Since that first night he has spent extra time in assistant coach Dan D'Antoni's study hall, going over game tapes to better learn the system. Now that he has figured what to do and when -- run the floor, post up and shoot from almost anywhere -- Harrington says the fast paced offensive system that D'Antoni employs has been a revelation to him.
Donnie Walsh, who acquired Harrington for the third time in a trade for Jamal Crawford, also hopes that Harrington may have found the perfect niche in which to carry his career forward again.
"I want him to grow into a top NBA player," Walsh said, "and certainly in Mike's system he's got the opportunity to do that."
So the uniform fits him, and the coach is a dream. Now the task is to hang on and remain on the team after the summer of 2010 when his contract expires and the Knicks look to sign LeBron James, Dwyane Wade, Chris Bosh or whomever they can.

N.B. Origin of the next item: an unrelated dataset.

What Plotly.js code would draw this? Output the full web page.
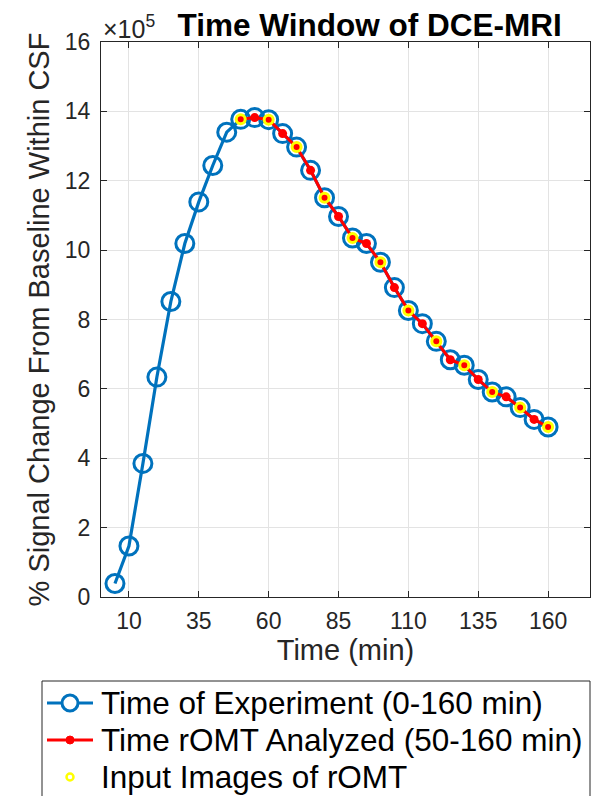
<!DOCTYPE html>
<html>
<head>
<meta charset="utf-8">
<script src="https://cdn.plot.ly/plotly-3.0.1.min.js"></script>
<style>html,body{margin:0;padding:0;background:#fff;}#chart{width:613px;height:796px;}</style>
</head>
<body>
<div id="chart"></div>
<script>
// Time points (min)
var times = [5,10,15,20,25,30,35,40,45,50,55,60,65,70,75,80,85,90,95,100,105,110,115,120,125,130,135,140,145,150,155,160];
// % signal change from baseline within CSF (units of 1e5)
var signal = [0.39,1.47,3.85,6.34,8.52,10.19,11.39,12.44,13.40,13.77,13.82,13.76,13.36,12.97,12.30,11.51,10.97,10.35,10.19,9.65,8.92,8.26,7.88,7.37,6.84,6.68,6.27,5.91,5.77,5.46,5.12,4.90];
// rOMT analysed window (min)
var romtTimes = [50,55,60,65,70,75,80,85,90,95,100,105,110,115,120,125,130,135,140,145,150,155,160];
// rOMT input image times (min)
var inputTimes = [50,60,70,80,90,100,110,120,130,140,150,160];
var xTicks = [10,35,60,85,110,135,160];
var yTicks = [0,2,4,6,8,10,12,14,16];
var seriesNames = ['Time of Experiment (0-160 min)','Time rOMT Analyzed (50-160 min)','Input Images of rOMT'];

function lookup(ts){ return ts.map(function(t){ return signal[times.indexOf(t)]; }); }

var FONT = 'Liberation Sans, Arial, Helvetica, sans-serif';
var blue = '#0072BD', red = '#FF0000', yellow = '#FFFF00';

var W = 613, H = 796, M = {l: 101, r: 23, t: 42, b: 199};
var PW = W - M.l - M.r, PH = H - M.t - M.b;
function px(x){ return (x - M.l) / PW; }
function py(y){ return (H - M.b - y) / PH; }

var traces = [
  {x: times, y: signal, name: seriesNames[0], mode: 'lines+markers',
   line: {color: blue, width: 3.2},
   marker: {symbol: 'circle-open', size: 18, color: blue, line: {width: 3, color: blue}}},
  {x: romtTimes, y: lookup(romtTimes), name: seriesNames[1], mode: 'lines+markers',
   line: {color: red, width: 3},
   marker: {symbol: 'circle', size: 9, color: red}},
  {x: inputTimes, y: lookup(inputTimes), name: seriesNames[2], mode: 'markers',
   marker: {symbol: 'circle-open', size: 9, color: yellow, line: {width: 3, color: yellow}}}
];

var axisCommon = {
  showline: true, linecolor: '#262626', linewidth: 1, mirror: 'ticks',
  ticks: 'inside', ticklen: 6, tickcolor: '#262626', tickwidth: 1,
  showgrid: true, gridcolor: '#e3e3e3', gridwidth: 1, zeroline: false,
  tickfont: {family: FONT, size: 23, color: '#262626'}
};

// Legend drawn as a box with symbols and texts
var rows = [703, 740, 777];
var shapes = [
  {type: 'rect', xref: 'paper', yref: 'paper', x0: px(42), x1: px(590), y0: py(681), y1: py(810),
   line: {color: '#262626', width: 1}, fillcolor: 'rgba(0,0,0,0)', layer: 'above'}
];
var legendLineColors = [blue, red, null];
rows.forEach(function(r, i){
  if (legendLineColors[i]) {
    shapes.push({type: 'line', xref: 'paper', yref: 'paper', x0: px(47), x1: px(93), y0: py(r), y1: py(r),
                 line: {color: legendLineColors[i], width: 3}});
  }
});
function circ(cx, cy, rad, lineColor, lineW, fill){
  return {type: 'circle', xref: 'paper', yref: 'paper', xsizemode: 'pixel', ysizemode: 'pixel',
          xanchor: px(cx), yanchor: py(cy), x0: -rad, x1: rad, y0: -rad, y1: rad,
          line: {color: lineColor, width: lineW}, fillcolor: fill};
}
shapes.push(circ(70, rows[0], 8, blue, 3, '#fff'));
shapes.push(circ(70, rows[1], 4, red, 1, red));
shapes.push(circ(70, rows[2], 3.5, yellow, 2.5, 'rgba(0,0,0,0)'));

var annotations = [{
  text: '×10<sup>5</sup>', xref: 'paper', yref: 'paper', x: px(101), y: py(42), xanchor: 'left', yanchor: 'bottom',
  showarrow: false, font: {family: FONT, size: 25, color: '#262626'}, yshift: -3
}];
rows.forEach(function(r, i){
  annotations.push({text: seriesNames[i], xref: 'paper', yref: 'paper', x: px(99), y: py(r),
    xanchor: 'left', yanchor: 'middle', showarrow: false,
    font: {family: FONT, size: 31.5, color: '#000'}});
});

var layout = {
  width: W, height: H,
  paper_bgcolor: '#fff', plot_bgcolor: '#fff',
  margin: {l: M.l, r: M.r, t: M.t, b: M.b, pad: 0, autoexpand: false},
  showlegend: false,
  title: {text: '<b>Time Window of DCE-MRI</b>', font: {family: FONT, size: 31.5, color: '#000'},
          x: 0.603, xanchor: 'center', y: 0.969, yanchor: 'middle', xref: 'container', yref: 'container'},
  xaxis: Object.assign({}, axisCommon, {
    range: [0, 175], tickmode: 'array', tickvals: xTicks, ticktext: xTicks.map(String),
    ticklabelstandoff: 3,
    title: {text: 'Time (min)', font: {family: FONT, size: 29, color: '#262626'}, standoff: 5}
  }),
  yaxis: Object.assign({}, axisCommon, {
    range: [0, 16], tickmode: 'array', tickvals: yTicks, ticktext: yTicks.map(String),
    ticklabelstandoff: 5,
    title: {text: '% Signal Change From Baseline Within CSF', font: {family: FONT, size: 29, color: '#262626'}, standoff: 6}
  }),
  shapes: shapes,
  annotations: annotations
};

Plotly.newPlot('chart', traces, layout, {displayModeBar: false, staticPlot: true});
</script>
</body>
</html>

Two years is an extremely long time in the NBA, where players and coaches can fall in and out of love with one another in a matter of weeks. But as of now, Harrington says he wants to spend the next two years convincing the Knicks that he should be a part of the team when it could turn the corner in 2010 and beyond.
So far he's convincing a lot of people, and with each passing game, D'Antoni is making Harrington even more of a focal point. Last night he ran more pick-and-roll sets for him, and Harrington responded with his biggest night as a Knick, still so thankful that Walsh rescued him from purgatory in California.
"It pretty much saved my career," he said. "I was pretty down on myself in Golden State over the last year. Being here and playing with these guys and for a coach that's so upbeat and positive at all times, no matter how bad you're doing, it's just huge. It's a blessing in my life."